**Brief:** Work out how many lines in the listing below include the word "LaTeX"; answer with the number alone.

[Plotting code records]
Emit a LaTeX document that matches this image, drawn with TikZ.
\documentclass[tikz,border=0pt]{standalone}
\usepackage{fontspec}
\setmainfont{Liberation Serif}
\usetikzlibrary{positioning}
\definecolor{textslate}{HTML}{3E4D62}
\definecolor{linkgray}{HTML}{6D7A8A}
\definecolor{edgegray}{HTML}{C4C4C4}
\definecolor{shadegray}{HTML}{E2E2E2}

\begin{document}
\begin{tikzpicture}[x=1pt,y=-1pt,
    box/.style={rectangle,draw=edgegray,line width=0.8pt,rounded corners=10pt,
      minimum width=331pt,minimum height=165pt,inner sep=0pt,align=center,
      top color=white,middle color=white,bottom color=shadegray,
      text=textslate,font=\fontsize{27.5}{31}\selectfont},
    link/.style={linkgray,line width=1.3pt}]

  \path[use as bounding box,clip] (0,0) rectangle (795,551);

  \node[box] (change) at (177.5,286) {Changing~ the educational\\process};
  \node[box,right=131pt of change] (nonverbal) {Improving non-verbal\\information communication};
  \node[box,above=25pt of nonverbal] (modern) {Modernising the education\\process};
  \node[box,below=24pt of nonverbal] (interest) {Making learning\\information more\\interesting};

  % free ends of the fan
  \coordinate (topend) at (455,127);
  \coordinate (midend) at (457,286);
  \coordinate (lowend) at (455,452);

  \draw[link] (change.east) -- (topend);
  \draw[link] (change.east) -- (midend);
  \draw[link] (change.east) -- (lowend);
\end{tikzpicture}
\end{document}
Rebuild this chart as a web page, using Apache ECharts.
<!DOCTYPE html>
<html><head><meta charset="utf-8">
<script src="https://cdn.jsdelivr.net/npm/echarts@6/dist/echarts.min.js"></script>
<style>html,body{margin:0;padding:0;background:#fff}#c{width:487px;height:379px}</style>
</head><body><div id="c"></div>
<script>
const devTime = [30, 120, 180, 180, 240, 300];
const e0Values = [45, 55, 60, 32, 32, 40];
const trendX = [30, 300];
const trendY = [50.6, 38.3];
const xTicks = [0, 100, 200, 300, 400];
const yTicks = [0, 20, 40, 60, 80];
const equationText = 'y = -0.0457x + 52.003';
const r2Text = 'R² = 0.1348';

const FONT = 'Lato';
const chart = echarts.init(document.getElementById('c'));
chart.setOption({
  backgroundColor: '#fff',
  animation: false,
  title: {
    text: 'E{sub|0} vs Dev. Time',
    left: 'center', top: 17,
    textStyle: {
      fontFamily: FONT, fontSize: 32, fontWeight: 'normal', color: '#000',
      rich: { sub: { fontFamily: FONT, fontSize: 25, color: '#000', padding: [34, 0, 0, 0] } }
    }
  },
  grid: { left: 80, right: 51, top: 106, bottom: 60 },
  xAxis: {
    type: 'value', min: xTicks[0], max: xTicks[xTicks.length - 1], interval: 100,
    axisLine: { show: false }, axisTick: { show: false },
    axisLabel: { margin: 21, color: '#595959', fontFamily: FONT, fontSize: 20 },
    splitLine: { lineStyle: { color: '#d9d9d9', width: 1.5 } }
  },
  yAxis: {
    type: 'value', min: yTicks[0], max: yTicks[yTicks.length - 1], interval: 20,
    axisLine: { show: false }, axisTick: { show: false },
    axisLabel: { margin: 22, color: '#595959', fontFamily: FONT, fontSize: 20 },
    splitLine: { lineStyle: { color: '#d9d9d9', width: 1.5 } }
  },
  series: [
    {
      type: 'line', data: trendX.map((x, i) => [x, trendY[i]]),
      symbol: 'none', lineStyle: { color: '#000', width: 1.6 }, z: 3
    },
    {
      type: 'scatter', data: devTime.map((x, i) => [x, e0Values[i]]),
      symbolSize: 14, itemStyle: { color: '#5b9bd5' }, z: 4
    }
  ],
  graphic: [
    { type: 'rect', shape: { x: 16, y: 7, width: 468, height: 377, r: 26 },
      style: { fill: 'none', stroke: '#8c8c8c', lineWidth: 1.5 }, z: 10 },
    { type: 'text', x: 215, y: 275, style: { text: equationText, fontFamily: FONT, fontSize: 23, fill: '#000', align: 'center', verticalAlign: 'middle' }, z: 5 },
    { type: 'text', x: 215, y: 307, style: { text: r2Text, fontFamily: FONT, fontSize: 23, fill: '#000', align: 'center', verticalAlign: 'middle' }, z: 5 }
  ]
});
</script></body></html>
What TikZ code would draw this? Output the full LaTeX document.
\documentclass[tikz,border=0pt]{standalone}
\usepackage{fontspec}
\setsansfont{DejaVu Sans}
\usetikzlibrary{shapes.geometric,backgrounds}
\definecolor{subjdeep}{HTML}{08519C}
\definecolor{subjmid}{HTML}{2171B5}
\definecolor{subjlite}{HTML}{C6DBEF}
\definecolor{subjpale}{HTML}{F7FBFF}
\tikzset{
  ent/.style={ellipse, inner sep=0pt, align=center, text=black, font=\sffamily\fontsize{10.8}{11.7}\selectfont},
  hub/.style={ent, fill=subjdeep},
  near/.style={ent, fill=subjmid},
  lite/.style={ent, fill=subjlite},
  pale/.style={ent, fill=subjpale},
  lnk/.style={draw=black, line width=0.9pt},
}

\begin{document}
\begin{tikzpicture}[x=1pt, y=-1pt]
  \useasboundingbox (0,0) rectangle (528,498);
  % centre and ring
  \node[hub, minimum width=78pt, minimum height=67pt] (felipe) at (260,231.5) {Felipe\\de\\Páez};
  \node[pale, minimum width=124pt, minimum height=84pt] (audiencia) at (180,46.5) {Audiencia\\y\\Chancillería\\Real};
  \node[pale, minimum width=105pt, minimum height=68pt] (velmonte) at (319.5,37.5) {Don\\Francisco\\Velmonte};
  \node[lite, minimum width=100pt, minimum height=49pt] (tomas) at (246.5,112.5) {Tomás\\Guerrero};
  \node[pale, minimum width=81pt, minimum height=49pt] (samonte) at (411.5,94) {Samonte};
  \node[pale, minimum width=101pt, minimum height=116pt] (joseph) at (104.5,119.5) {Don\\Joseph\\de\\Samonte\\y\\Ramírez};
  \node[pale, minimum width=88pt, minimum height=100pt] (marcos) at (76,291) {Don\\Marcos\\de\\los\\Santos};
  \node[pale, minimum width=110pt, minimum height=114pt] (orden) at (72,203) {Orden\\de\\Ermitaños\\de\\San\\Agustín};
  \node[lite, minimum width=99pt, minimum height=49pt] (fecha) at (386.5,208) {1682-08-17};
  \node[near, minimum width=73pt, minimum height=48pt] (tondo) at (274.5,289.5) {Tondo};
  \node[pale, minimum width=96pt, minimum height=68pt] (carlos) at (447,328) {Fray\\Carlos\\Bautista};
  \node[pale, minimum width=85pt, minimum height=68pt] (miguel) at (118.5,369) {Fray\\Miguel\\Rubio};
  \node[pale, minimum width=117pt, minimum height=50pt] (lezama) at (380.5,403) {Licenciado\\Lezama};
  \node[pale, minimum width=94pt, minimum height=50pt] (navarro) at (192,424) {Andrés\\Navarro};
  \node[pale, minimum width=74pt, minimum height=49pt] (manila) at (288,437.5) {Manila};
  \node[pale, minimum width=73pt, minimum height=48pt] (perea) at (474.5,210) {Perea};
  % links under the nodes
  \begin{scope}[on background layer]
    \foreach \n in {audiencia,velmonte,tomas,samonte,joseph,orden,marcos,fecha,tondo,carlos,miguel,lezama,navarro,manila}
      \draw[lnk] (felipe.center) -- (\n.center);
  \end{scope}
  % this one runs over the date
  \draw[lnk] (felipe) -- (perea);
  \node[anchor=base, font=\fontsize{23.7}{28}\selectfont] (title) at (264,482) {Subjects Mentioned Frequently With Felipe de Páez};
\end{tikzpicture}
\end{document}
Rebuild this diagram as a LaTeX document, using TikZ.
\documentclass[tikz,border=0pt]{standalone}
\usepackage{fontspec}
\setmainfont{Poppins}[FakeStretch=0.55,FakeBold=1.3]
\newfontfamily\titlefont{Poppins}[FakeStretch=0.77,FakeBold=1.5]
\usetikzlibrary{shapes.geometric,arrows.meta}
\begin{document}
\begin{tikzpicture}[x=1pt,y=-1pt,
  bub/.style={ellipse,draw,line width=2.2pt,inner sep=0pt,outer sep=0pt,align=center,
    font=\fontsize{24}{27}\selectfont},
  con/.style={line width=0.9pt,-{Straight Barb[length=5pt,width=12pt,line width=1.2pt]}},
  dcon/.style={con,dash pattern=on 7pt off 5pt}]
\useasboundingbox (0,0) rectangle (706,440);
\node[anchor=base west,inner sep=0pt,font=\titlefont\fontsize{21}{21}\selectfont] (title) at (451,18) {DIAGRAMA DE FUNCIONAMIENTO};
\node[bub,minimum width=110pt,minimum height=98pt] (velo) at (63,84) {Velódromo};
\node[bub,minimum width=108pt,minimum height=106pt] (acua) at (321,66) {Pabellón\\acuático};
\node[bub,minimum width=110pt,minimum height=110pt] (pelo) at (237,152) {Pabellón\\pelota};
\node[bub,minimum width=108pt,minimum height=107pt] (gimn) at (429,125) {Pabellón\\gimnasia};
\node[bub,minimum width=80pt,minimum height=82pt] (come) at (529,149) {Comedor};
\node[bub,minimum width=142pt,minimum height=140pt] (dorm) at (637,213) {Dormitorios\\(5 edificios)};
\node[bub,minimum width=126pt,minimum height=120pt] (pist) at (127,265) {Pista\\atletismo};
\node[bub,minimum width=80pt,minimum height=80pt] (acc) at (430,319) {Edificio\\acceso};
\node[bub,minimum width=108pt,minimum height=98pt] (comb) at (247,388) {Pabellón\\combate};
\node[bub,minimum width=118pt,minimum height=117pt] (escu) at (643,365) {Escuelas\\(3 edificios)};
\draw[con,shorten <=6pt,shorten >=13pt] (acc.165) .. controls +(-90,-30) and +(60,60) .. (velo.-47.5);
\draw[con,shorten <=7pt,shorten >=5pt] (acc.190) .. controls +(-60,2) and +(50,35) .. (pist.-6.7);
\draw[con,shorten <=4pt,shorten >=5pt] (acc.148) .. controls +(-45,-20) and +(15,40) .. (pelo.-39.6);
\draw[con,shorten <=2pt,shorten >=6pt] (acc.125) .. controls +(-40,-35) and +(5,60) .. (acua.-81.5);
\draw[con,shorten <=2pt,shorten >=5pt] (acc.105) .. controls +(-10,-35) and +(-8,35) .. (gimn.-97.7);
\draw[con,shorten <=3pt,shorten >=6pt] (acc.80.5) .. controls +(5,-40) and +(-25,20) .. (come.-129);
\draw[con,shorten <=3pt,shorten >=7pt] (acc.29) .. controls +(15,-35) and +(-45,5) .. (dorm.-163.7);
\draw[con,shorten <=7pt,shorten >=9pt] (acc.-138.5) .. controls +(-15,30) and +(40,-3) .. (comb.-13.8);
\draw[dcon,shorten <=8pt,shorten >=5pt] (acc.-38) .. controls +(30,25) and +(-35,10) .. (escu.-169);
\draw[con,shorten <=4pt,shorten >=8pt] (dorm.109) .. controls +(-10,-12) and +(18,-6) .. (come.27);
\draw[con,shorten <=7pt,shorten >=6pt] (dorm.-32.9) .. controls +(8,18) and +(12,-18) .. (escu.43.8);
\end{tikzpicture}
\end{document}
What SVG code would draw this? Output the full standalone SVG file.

**Exercise response:** 3